*TASK DESCRIPTION*
Make an exact copy of the lines, leaving the pictures out.

>> BEGIN

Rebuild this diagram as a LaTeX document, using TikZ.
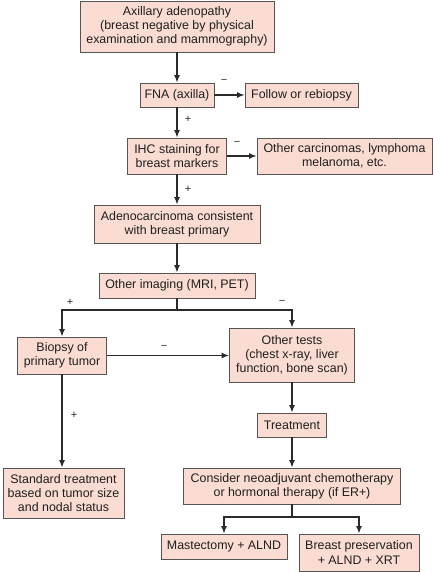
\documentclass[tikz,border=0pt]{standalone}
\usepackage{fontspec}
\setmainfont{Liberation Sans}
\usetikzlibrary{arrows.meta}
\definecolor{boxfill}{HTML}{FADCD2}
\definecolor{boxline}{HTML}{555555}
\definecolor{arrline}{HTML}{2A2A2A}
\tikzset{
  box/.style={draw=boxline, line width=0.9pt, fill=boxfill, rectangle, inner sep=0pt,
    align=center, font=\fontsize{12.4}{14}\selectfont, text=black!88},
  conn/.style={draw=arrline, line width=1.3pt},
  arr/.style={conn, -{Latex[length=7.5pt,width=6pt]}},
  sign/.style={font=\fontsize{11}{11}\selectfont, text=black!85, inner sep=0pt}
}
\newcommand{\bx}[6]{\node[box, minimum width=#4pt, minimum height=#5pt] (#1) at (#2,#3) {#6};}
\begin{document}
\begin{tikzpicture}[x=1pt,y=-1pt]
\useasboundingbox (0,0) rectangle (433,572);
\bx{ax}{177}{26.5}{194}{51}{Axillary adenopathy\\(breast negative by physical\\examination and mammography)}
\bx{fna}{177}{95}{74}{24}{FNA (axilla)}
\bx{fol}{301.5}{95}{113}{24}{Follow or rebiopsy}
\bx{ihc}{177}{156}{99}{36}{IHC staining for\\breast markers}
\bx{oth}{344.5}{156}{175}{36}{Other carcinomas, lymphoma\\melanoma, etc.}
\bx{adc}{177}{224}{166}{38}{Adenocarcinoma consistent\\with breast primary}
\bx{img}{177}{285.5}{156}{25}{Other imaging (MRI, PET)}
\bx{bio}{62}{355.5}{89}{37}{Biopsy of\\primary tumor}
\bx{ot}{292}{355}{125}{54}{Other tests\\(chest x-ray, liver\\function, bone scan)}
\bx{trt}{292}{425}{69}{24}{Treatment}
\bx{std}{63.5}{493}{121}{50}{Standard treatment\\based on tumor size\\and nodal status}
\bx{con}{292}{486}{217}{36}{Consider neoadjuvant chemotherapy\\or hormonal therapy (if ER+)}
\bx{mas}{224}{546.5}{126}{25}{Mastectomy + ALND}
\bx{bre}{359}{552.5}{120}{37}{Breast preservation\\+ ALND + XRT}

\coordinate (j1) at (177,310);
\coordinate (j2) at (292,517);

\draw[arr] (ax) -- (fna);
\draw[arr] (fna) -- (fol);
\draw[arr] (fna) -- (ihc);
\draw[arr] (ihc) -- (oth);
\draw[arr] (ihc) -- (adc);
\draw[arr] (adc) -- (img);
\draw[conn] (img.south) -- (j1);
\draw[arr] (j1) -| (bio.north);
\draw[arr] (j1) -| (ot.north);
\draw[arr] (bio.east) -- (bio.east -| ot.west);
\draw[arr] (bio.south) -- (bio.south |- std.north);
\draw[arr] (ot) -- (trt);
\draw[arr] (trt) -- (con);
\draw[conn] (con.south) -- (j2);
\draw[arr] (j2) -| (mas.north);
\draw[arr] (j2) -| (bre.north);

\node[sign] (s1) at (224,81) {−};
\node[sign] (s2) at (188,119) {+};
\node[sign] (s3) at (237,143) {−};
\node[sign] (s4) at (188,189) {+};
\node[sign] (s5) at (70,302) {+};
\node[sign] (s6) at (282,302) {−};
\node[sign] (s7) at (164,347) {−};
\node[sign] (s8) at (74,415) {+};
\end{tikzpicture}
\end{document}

>> END

*ANSWER FOR THIS EXERCISE*
Rebuild this diagram as a LaTeX document, using TikZ.
\documentclass[tikz,border=0pt]{standalone}
\usepackage{fontspec}
\setmainfont{Liberation Sans}
\usetikzlibrary{arrows.meta}
\definecolor{boxfill}{HTML}{FADCD2}
\definecolor{boxline}{HTML}{555555}
\definecolor{arrline}{HTML}{2A2A2A}
\tikzset{
  box/.style={draw=boxline, line width=0.9pt, fill=boxfill, rectangle, inner sep=0pt,
    align=center, font=\fontsize{12.4}{14}\selectfont, text=black!88},
  conn/.style={draw=arrline, line width=1.3pt},
  arr/.style={conn, -{Latex[length=7.5pt,width=6pt]}},
  sign/.style={font=\fontsize{11}{11}\selectfont, text=black!85, inner sep=0pt}
}
\newcommand{\bx}[6]{\node[box, minimum width=#4pt, minimum height=#5pt] (#1) at (#2,#3) {#6};}
\begin{document}
\begin{tikzpicture}[x=1pt,y=-1pt]
\useasboundingbox (0,0) rectangle (433,572);
\bx{ax}{177}{26.5}{194}{51}{Axillary adenopathy\\(breast negative by physical\\examination and mammography)}
\bx{fna}{177}{95}{74}{24}{FNA (axilla)}
\bx{fol}{301.5}{95}{113}{24}{Follow or rebiopsy}
\bx{ihc}{177}{156}{99}{36}{IHC staining for\\breast markers}
\bx{oth}{344.5}{156}{175}{36}{Other carcinomas, lymphoma\\melanoma, etc.}
\bx{adc}{177}{224}{166}{38}{Adenocarcinoma consistent\\with breast primary}
\bx{img}{177}{285.5}{156}{25}{Other imaging (MRI, PET)}
\bx{bio}{62}{355.5}{89}{37}{Biopsy of\\primary tumor}
\bx{ot}{292}{355}{125}{54}{Other tests\\(chest x-ray, liver\\function, bone scan)}
\bx{trt}{292}{425}{69}{24}{Treatment}
\bx{std}{63.5}{493}{121}{50}{Standard treatment\\based on tumor size\\and nodal status}
\bx{con}{292}{486}{217}{36}{Consider neoadjuvant chemotherapy\\or hormonal therapy (if ER+)}
\bx{mas}{224}{546.5}{126}{25}{Mastectomy + ALND}
\bx{bre}{359}{552.5}{120}{37}{Breast preservation\\+ ALND + XRT}

\coordinate (j1) at (177,310);
\coordinate (j2) at (292,517);

\draw[arr] (ax) -- (fna);
\draw[arr] (fna) -- (fol);
\draw[arr] (fna) -- (ihc);
\draw[arr] (ihc) -- (oth);
\draw[arr] (ihc) -- (adc);
\draw[arr] (adc) -- (img);
\draw[conn] (img.south) -- (j1);
\draw[arr] (j1) -| (bio.north);
\draw[arr] (j1) -| (ot.north);
\draw[arr] (bio.east) -- (bio.east -| ot.west);
\draw[arr] (bio.south) -- (bio.south |- std.north);
\draw[arr] (ot) -- (trt);
\draw[arr] (trt) -- (con);
\draw[conn] (con.south) -- (j2);
\draw[arr] (j2) -| (mas.north);
\draw[arr] (j2) -| (bre.north);

\node[sign] (s1) at (224,81) {−};
\node[sign] (s2) at (188,119) {+};
\node[sign] (s3) at (237,143) {−};
\node[sign] (s4) at (188,189) {+};
\node[sign] (s5) at (70,302) {+};
\node[sign] (s6) at (282,302) {−};
\node[sign] (s7) at (164,347) {−};
\node[sign] (s8) at (74,415) {+};
\end{tikzpicture}
\end{document}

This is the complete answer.